Let $\pi:X\rightarrow S$ be a smooth scheme over $S$ and let's assume for simplicity that $S=\mathrm{Spec} R$ is affine, Noetherian and regular. Let $\mathcal F$ be a coherent sheaf on $X$ and let's assume as well that $\mathcal F$ is torsion-free. Then I can take the derived global sections $R^\bullet\pi_* \mathcal F$, taking further its cohomology I get some $R$-modules $R^i\pi_*\mathcal F$.
Now the question is:
Given $R^i\pi_* \mathcal F$ can I say anything about torsion in it (as in an $R$-module)? In particular is there an open dense $U\subset S$ such that $R^i\pi_*\mathcal F$ is torsion-free restricted to $U$?

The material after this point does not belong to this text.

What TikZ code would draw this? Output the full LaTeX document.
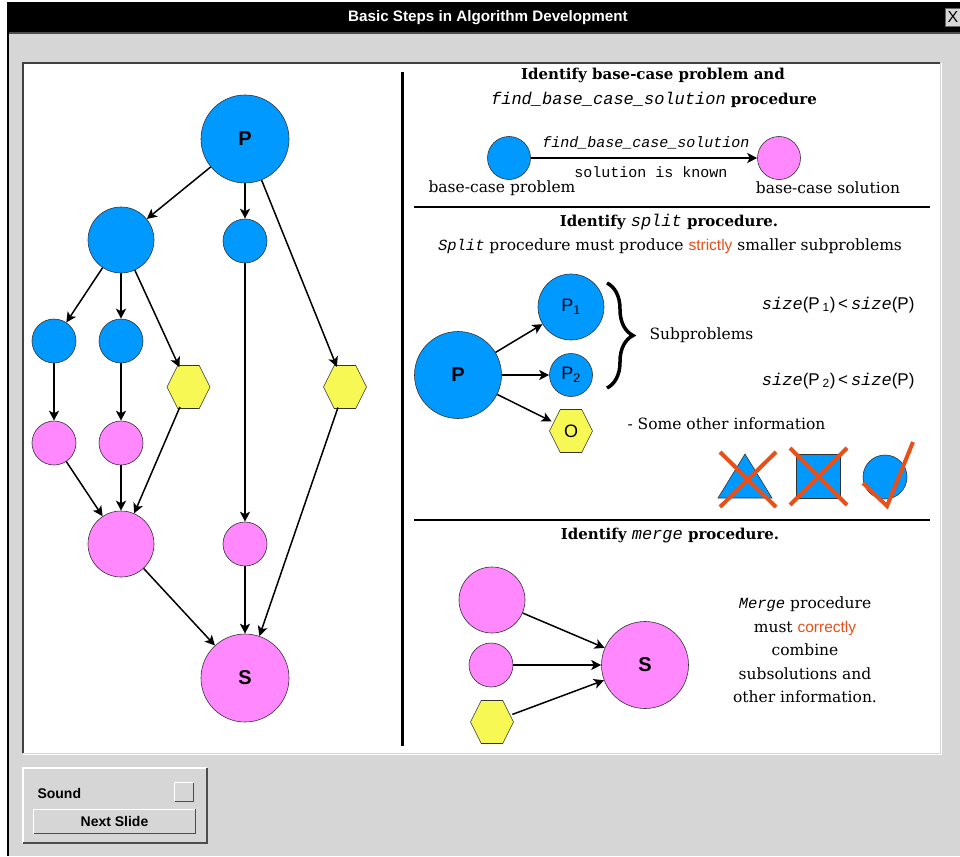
\documentclass[tikz,border=0pt]{standalone}
\usepackage{fontspec}
\setmainfont{DejaVu Serif}
\setsansfont{Liberation Sans}
\setmonofont{Liberation Mono}
\usetikzlibrary{arrows.meta,shapes.geometric,decorations.pathreplacing,calc}
\definecolor{nblue}{HTML}{0099FF}
\definecolor{npink}{HTML}{FF88FF}
\definecolor{nyellow}{HTML}{F8F855}
\definecolor{hot}{HTML}{E8501A}
\definecolor{wingray}{HTML}{D6D6D6}
\newcommand\hexat[1]{\path[hexfill] (#1) ++(-21.5,0) -- ++(10.75,-21.5) -- ++(21.5,0) -- ++(10.75,21.5) -- ++(-10.75,21.5) -- ++(-21.5,0) -- cycle;}
\newcommand\mtt[1]{{\ttfamily\itshape #1}}
\tikzset{
  circ/.style={circle,draw=black!80,line width=0.6pt,inner sep=0,font=\sffamily\bfseries\fontsize{20}{20}\selectfont},
  bnode/.style={circ,fill=nblue},
  pnode/.style={circ,fill=npink},
  hexanchor/.style={circle,minimum size=43pt,inner sep=0,font=\sffamily\bfseries\fontsize{18}{18}\selectfont},
  hexfill/.style={fill=nyellow,draw=black!80,line width=0.6pt},
  edge/.style={line width=1.5pt,-{Stealth[length=10pt,width=10pt,inset=2.5pt]}},
  head/.style={font=\bfseries\fontsize{15}{18}\selectfont},
  body/.style={font=\fontsize{15.5}{18}\selectfont},
  cross/.style={hot,line width=4pt},
  divider/.style={line width=2.5pt},
}
\begin{document}
\begin{tikzpicture}[x=1pt,y=-1pt]
\useasboundingbox (0,0) rectangle (960,856);
% window
\fill[white] (0,0) rectangle (960,856);
\fill[wingray] (8,32) rectangle (960,856);
\fill[black] (8,2) rectangle (960,32);
\draw[black!70,line width=2pt] (8,33) -- (960,33);
\draw[black,line width=1.5pt] (8,2) -- (8,856);
\node[text=white,font=\sffamily\bfseries\fontsize{15.2}{17}\selectfont] (title) at (488,18) {Basic Steps in Algorithm Development};
\node[draw=black!60,fill=wingray,minimum width=16pt,minimum height=18pt,inner sep=0,font=\sffamily\fontsize{16}{16}\selectfont] (close) at (953,17) {X};
% white panel
\fill[white] (23,63) rectangle (940,753);
\draw[black!75,line width=2pt] (23,753) -- (23,63) -- (940,63);
\draw[white,line width=1pt] (23,754) -- (941,754) -- (941,63);
% ===== left graph =====
\node[bnode,minimum size=88pt] (P) at (245,139) {P};
\node[bnode,minimum size=66pt] (A) at (121,240) {};
\node[bnode,minimum size=44pt] (B) at (245,241) {};
\node[bnode,minimum size=44pt] (C1) at (54,341) {};
\node[bnode,minimum size=44pt] (C2) at (121,341) {};
\coordinate (h1c) at (188.5,387);
\coordinate (h2c) at (345,387);
\hexat{h1c}
\hexat{h2c}
\node[hexanchor] (H1) at (h1c) {};
\node[hexanchor] (H2) at (h2c) {};
\node[pnode,minimum size=44pt] (D1) at (54,443) {};
\node[pnode,minimum size=44pt] (D2) at (121,443) {};
\node[pnode,minimum size=66pt] (E) at (121,544) {};
\node[pnode,minimum size=44pt] (F) at (245,544) {};
\node[pnode,minimum size=88pt] (S) at (245,678) {S};
\draw[edge] (P) -- (A);
\draw[edge] (P) -- (B);
\draw[edge] (P) -- (H2);
\draw[edge] (A) -- (C1);
\draw[edge] (A) -- (C2);
\draw[edge] (A) -- (H1);
\draw[edge] (C1) -- (D1);
\draw[edge] (C2) -- (D2);
\draw[edge] (D1) -- (E);
\draw[edge] (D2) -- (E);
\draw[edge] (H1) -- (E);
\draw[edge] (B) -- (F);
\draw[edge] (E) -- (S);
\draw[edge] (F) -- (S);
\draw[edge] (H2) -- (S);
% ===== dividers =====
\coordinate (vtop) at (402,72);
\coordinate (vbot) at (402,746);
\draw[divider,line width=3pt] (vtop) -- (vbot);
\coordinate (l1a) at (414,207); \coordinate (l1b) at (930,207);
\coordinate (l2a) at (414,520); \coordinate (l2b) at (930,520);
\draw[divider] (l1a) -- (l1b);
\draw[divider] (l2a) -- (l2b);
% ===== section 1 =====
\node[head] (h1a) at (653,75) {Identify base-case problem and};
\node[head] (h1b) at (654,100) {{\fontsize{17}{18}\selectfont\mtt{\mdseries find\_base\_case\_solution}} procedure};
\node[bnode,minimum size=43pt] (bcp) at (509,158) {};
\node[pnode,minimum size=43pt] (bcs) at (779,158) {};
\draw[edge] (bcp) -- (bcs);
\node[font=\ttfamily\itshape\fontsize{15}{16}\selectfont] (fbl) at (646,143) {find\_base\_case\_solution};
\node[font=\ttfamily\fontsize{15}{16}\selectfont] (sik) at (651,172) {solution is known};
\node[body] (bcpl) at (502,188) {base-case problem};
\node[body] (bcsl) at (828,188) {base-case solution};
% ===== section 2 =====
\node[head] (h2a) at (669,222) {Identify {\fontsize{17}{18}\selectfont\mtt{\mdseries split}} procedure.};
\node[body] (h2b) at (670,246) {\mtt{Split} procedure must produce \textcolor{hot}{\sffamily strictly} smaller subproblems};
\node[bnode,minimum size=87pt] (SP) at (458,375) {P};
\node[bnode,minimum size=66pt,font=\sffamily\fontsize{18}{18}\selectfont] (SP1) at (571,307) {P\textsubscript{1}};
\node[bnode,minimum size=43pt,font=\sffamily\fontsize{18}{18}\selectfont] (SP2) at (571,375) {P\textsubscript{2}};
\coordinate (ohc) at (571,431);
\hexat{ohc}
\node[hexanchor,font=\sffamily\fontsize{18}{18}\selectfont] (SO) at (ohc) {O};
\draw[edge] (SP) -- (SP1);
\draw[edge] (SP) -- (SP2);
\draw[edge] (SP) -- (SO);
\coordinate (brt) at (607,283);
\coordinate (brb) at (607,388);
\draw[line width=3.5pt,decorate,decoration={brace,amplitude=26pt}] (brt) -- (brb);
\node[body,anchor=west] (subp) at (646,335) {Subproblems};
\node[body,anchor=east,font=\fontsize{17}{18}\selectfont] (sz1) at (918,305) {\mtt{size}{\sffamily(P\,\textsubscript{1})\,<\,}\mtt{size}{\sffamily(P)}};
\node[body,anchor=east,font=\fontsize{17}{18}\selectfont] (sz2) at (918,381) {\mtt{size}{\sffamily(P\,\textsubscript{2})\,<\,}\mtt{size}{\sffamily(P)}};
\node[body,anchor=west] (soi) at (624,424) {- Some other information};
% triangle
\path[fill=nblue,draw=black!80,line width=0.6pt] (745,454) -- (772,498) -- (718,498) -- cycle;
\draw[cross] (720,452) -- (776,507);
\draw[cross] (776,452) -- (720,507);
% square
\path[fill=nblue,draw=black!80,line width=0.6pt] (796,454) rectangle (840,498);
\draw[cross] (790,448) -- (847,505);
\draw[cross] (847,448) -- (790,505);
% circle with check
\node[bnode,minimum size=44pt] (okc) at (885,477) {};
\draw[cross,line join=miter] (863,483) -- (887,506) -- (913,442);
% ===== section 3 =====
\node[head] (h3a) at (670,536) {Identify {\fontsize{17}{18}\selectfont\mtt{\mdseries merge}} procedure.};
\node[pnode,minimum size=66pt] (M1) at (492,600) {};
\node[pnode,minimum size=44pt] (M2) at (491,665) {};
\coordinate (m3c) at (492,722);
\hexat{m3c}
\node[hexanchor] (M3) at (m3c) {};
\node[pnode,minimum size=87pt] (MS) at (645,665) {S};
\draw[edge] (M1) -- (MS);
\draw[edge] (M2) -- (MS);
\draw[edge] (M3) -- (MS);
\node[align=center,font=\fontsize{15.5}{23.5}\selectfont] (mtxt) at (805,650) {\mtt{Merge} procedure\\must \textcolor{hot}{\sffamily correctly}\\combine\\subsolutions and\\other information.};
% ===== bottom controls =====
\path[fill=wingray] (23,768) rectangle (207,843);
\draw[white,line width=1.2pt] (23,843) -- (23,768) -- (207,768);
\draw[black!70,line width=1.2pt] (23,843) -- (207,843) -- (207,768);
\node[anchor=west,font=\sffamily\bfseries\fontsize{14}{16}\selectfont] (snd) at (34,793) {Sound};
\node[fill=wingray,minimum width=18pt,minimum height=18pt,inner sep=0] (chk) at (184,792) {};
\draw[white,line width=1pt] (chk.south west) -- (chk.north west) -- (chk.north east);
\draw[black!70,line width=1pt] (chk.south west) -- (chk.south east) -- (chk.north east);
\node[fill=wingray,minimum width=161pt,minimum height=24pt,inner sep=0,font=\sffamily\bfseries\fontsize{14}{16}\selectfont] (next) at (114.5,821.5) {Next Slide};
\draw[white,line width=1pt] (next.south west) -- (next.north west) -- (next.north east);
\draw[black!70,line width=1pt] (next.south west) -- (next.south east) -- (next.north east);
\end{tikzpicture}
\end{document}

If $\pi$ is proper this is automatic since then $R^i\pi_* \mathcal F$ is finitely generated over $R$. If $\pi$ is affine then $R^\bullet\pi_* \mathcal F=\pi_*\mathcal F$ and we just consider some torsion-free module $M$ over $R'$ as a module over $R$ under an injection $R\subset R'$, so the statement holds as well. For the general case I tried to use a Cech cover of $X$ by affine $S$-schemes, but what you get is a complex whose terms are infinitely generated $R$-modules (though torsion-free) and I'm not sure what I could use to bound the torsion in the cohomology there.
Also, not sure if this makes life any simplier, but under the assumptions above $\mathcal F$ is a perfect complex on $X$ and it would be enough to take $\mathcal F=\mathcal O_X$.